## What is asked:
Your output must be the lines below from the line containing "Write the Apache ECharts code for this chart." to the line containing "const boldRows = [8, 11, 14];", both lines included, reproduced exactly and without pictures.

** Begin Records for the exercise **

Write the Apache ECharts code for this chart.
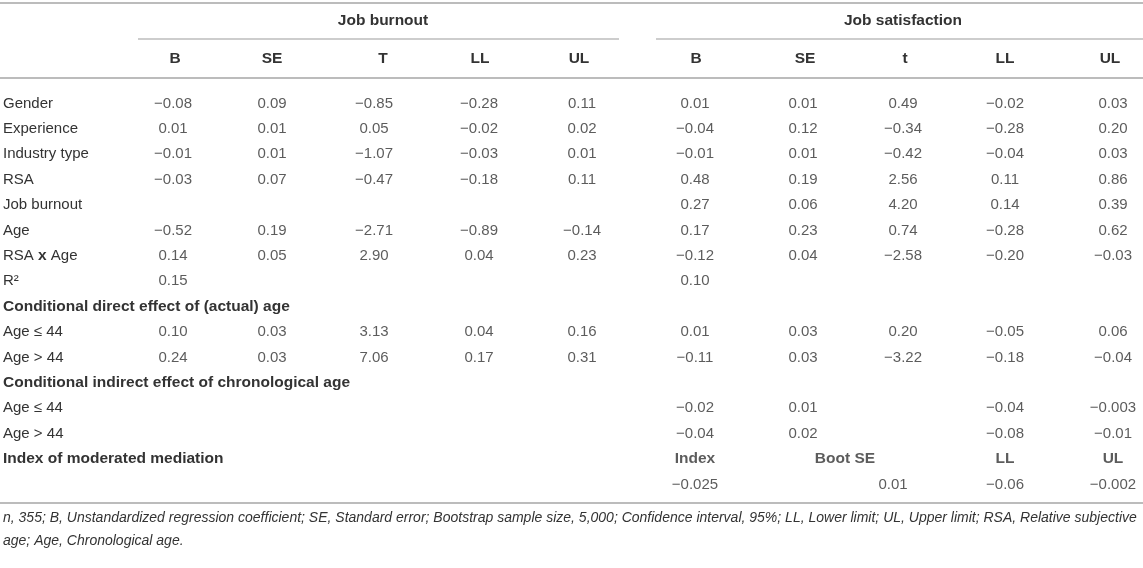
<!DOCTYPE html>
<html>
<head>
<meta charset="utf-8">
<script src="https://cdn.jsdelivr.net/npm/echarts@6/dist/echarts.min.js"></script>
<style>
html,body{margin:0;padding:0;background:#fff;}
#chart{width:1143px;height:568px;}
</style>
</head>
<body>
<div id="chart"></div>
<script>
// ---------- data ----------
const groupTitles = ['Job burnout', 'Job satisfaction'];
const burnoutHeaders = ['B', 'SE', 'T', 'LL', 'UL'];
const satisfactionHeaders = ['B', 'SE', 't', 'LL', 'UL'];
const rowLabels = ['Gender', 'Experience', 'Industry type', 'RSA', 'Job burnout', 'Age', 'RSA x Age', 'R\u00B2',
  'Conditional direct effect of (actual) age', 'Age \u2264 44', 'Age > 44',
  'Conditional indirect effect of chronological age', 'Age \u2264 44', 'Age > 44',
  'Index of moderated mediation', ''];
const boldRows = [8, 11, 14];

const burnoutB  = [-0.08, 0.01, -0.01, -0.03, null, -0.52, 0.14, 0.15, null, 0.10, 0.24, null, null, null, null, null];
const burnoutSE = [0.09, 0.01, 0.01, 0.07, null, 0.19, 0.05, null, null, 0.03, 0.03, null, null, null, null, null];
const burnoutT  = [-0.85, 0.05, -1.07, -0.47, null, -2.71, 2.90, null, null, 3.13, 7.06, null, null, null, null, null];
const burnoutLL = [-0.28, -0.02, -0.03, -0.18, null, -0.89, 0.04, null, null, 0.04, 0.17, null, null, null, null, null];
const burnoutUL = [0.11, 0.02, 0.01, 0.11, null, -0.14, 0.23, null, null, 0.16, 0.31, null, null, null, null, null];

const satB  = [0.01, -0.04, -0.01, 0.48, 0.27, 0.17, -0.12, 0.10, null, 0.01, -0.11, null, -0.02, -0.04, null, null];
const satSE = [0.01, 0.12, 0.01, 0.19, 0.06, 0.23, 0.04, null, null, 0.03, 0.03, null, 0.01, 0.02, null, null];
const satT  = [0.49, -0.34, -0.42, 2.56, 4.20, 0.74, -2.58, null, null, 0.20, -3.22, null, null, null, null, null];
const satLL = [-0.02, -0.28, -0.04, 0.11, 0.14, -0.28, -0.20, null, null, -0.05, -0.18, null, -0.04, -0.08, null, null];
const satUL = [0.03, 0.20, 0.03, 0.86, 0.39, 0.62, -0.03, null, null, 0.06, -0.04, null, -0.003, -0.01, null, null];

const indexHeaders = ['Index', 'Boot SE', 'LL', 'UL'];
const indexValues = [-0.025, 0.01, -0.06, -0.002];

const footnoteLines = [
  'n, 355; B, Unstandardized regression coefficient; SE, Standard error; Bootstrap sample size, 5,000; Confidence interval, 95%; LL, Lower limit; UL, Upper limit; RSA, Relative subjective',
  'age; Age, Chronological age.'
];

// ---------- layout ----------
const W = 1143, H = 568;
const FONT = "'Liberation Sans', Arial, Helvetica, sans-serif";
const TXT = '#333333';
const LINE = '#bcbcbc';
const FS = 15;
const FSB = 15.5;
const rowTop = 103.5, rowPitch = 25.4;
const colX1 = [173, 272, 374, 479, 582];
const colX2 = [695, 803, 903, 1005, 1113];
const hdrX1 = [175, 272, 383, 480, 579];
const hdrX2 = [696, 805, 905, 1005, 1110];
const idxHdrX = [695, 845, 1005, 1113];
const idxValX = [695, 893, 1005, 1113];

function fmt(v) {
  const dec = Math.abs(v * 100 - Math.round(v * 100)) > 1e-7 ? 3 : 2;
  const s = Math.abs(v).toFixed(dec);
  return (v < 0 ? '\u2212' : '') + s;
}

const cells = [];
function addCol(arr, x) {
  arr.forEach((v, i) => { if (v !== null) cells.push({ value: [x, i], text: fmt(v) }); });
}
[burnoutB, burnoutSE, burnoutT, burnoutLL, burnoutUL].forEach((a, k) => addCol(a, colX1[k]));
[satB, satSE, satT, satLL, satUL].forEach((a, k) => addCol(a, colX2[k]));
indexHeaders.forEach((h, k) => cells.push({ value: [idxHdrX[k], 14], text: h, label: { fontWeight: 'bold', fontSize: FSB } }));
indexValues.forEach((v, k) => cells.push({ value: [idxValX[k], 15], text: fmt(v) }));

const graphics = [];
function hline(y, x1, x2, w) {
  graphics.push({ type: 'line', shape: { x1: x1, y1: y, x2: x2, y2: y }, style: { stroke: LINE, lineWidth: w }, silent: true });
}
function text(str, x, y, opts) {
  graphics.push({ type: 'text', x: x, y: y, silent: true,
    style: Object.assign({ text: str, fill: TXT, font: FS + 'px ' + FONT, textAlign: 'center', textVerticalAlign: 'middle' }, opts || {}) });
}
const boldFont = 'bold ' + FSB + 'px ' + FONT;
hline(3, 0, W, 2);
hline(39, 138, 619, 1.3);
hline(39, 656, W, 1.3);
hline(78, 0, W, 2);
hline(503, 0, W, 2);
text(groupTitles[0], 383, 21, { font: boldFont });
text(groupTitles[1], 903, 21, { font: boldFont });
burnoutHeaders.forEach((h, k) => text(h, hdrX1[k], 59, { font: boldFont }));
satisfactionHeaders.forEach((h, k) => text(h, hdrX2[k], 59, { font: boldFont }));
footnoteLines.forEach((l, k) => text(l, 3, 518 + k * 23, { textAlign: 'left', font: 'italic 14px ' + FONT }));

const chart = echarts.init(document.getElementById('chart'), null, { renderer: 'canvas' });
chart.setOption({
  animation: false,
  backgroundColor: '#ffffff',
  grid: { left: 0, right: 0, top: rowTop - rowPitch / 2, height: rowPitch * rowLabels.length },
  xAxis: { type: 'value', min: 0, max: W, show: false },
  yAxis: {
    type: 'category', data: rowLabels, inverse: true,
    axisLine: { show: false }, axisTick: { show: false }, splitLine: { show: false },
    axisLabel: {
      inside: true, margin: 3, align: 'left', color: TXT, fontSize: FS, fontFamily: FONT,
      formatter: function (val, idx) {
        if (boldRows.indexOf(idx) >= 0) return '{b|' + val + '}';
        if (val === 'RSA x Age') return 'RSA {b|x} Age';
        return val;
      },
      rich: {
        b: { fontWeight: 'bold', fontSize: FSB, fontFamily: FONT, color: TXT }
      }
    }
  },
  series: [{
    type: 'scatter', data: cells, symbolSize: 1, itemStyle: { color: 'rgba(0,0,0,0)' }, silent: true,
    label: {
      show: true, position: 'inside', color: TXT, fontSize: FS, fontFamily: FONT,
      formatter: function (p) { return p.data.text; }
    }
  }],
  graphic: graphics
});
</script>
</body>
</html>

** End Records for the exercise **
** Begin Records for the exercise **

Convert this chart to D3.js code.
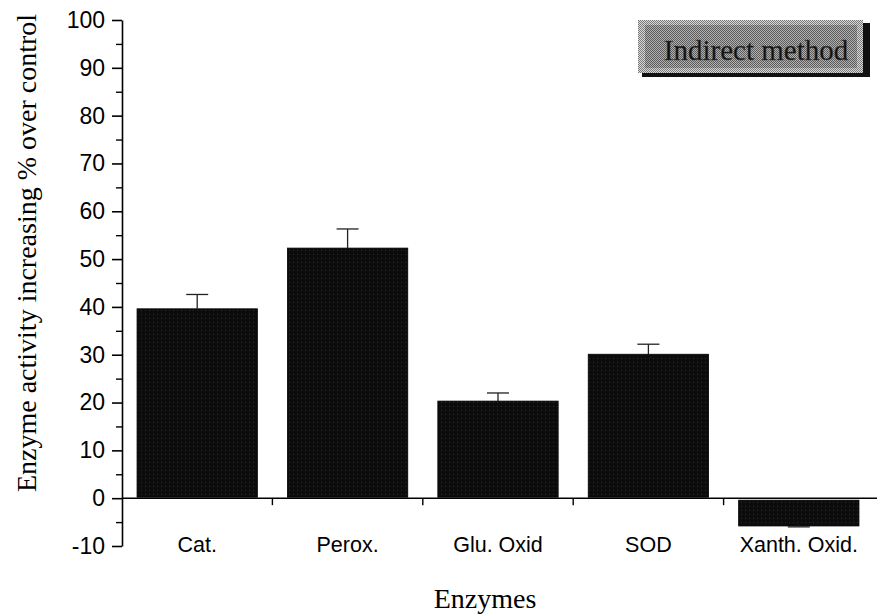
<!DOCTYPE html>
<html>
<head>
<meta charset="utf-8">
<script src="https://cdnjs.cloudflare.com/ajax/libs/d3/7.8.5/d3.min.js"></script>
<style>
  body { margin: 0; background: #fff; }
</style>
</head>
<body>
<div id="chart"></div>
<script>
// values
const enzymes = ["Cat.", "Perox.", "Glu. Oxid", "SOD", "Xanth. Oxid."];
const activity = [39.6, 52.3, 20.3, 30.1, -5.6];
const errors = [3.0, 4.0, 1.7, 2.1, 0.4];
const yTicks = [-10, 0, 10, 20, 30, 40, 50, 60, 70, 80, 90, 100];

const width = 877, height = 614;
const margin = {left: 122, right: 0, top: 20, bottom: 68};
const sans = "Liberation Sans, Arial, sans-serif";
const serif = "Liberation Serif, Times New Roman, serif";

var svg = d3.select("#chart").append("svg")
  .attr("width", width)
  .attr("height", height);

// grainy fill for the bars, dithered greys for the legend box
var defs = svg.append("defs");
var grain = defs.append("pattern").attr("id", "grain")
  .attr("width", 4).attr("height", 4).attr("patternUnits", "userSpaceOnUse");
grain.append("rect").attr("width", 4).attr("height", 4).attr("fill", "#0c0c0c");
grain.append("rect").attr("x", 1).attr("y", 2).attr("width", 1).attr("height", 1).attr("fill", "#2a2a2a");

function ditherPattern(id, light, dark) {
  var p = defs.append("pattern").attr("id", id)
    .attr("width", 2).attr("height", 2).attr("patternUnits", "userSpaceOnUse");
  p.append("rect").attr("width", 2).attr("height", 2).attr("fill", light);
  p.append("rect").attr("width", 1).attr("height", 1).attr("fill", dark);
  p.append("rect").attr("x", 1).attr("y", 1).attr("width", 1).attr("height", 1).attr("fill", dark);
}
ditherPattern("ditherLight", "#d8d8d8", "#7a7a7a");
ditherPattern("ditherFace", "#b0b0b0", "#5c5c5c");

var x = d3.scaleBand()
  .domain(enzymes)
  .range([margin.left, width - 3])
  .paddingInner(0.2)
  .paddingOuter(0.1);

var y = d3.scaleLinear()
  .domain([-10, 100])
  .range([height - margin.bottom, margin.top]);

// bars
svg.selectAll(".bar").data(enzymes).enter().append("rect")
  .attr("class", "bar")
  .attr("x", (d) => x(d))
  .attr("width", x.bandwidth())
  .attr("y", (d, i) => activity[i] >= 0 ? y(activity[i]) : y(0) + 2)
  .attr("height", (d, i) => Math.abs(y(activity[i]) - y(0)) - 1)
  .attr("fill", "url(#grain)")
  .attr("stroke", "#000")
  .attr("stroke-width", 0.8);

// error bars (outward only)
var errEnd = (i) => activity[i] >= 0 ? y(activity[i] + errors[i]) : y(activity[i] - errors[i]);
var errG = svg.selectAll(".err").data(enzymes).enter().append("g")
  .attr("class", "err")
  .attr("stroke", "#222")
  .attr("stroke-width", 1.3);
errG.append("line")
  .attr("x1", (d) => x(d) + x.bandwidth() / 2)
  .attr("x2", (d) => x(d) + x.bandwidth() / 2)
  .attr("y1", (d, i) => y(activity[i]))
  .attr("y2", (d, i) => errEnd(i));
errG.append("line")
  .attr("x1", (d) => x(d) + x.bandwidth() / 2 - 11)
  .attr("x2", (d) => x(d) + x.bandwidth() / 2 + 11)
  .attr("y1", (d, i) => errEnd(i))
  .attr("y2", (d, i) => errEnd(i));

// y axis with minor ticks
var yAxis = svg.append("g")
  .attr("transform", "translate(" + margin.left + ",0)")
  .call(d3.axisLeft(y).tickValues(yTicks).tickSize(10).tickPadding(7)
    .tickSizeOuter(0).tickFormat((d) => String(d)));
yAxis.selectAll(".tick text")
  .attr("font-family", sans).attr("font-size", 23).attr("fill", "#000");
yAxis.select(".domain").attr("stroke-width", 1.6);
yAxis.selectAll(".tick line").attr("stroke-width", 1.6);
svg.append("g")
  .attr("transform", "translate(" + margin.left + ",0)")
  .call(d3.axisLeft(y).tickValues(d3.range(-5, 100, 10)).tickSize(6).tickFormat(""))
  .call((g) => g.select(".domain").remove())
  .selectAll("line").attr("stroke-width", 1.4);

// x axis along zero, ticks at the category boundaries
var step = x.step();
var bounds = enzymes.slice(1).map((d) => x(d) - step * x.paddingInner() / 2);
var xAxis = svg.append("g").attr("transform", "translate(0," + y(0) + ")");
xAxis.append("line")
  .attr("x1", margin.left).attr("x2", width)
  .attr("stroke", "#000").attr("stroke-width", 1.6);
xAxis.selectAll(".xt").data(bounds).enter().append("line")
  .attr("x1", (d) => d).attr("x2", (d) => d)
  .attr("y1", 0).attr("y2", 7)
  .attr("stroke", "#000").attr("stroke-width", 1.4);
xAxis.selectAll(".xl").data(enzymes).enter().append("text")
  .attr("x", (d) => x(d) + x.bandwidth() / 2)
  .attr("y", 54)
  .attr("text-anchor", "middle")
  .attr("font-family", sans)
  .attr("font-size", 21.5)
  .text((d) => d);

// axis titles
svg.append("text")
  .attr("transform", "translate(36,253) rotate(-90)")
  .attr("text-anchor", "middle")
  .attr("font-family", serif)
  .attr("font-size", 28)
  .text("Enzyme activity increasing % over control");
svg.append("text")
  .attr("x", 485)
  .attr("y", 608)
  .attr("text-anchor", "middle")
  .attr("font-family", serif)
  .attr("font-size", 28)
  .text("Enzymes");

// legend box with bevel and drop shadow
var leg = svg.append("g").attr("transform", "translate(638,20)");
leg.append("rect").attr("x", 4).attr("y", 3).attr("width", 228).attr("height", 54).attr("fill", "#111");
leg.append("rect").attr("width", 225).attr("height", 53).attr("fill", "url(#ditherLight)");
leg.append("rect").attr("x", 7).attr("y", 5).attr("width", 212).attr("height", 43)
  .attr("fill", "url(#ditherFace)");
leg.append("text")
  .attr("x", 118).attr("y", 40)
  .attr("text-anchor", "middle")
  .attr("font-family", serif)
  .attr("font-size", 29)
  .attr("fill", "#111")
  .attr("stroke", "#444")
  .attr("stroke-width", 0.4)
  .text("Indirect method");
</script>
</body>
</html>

** End Records for the exercise **

## Task answer:
Write the Apache ECharts code for this chart.
<!DOCTYPE html>
<html>
<head>
<meta charset="utf-8">
<script src="https://cdn.jsdelivr.net/npm/echarts@6/dist/echarts.min.js"></script>
<style>
html,body{margin:0;padding:0;background:#fff;}
#chart{width:1143px;height:568px;}
</style>
</head>
<body>
<div id="chart"></div>
<script>
// ---------- data ----------
const groupTitles = ['Job burnout', 'Job satisfaction'];
const burnoutHeaders = ['B', 'SE', 'T', 'LL', 'UL'];
const satisfactionHeaders = ['B', 'SE', 't', 'LL', 'UL'];
const rowLabels = ['Gender', 'Experience', 'Industry type', 'RSA', 'Job burnout', 'Age', 'RSA x Age', 'R\u00B2',
  'Conditional direct effect of (actual) age', 'Age \u2264 44', 'Age > 44',
  'Conditional indirect effect of chronological age', 'Age \u2264 44', 'Age > 44',
  'Index of moderated mediation', ''];
const boldRows = [8, 11, 14];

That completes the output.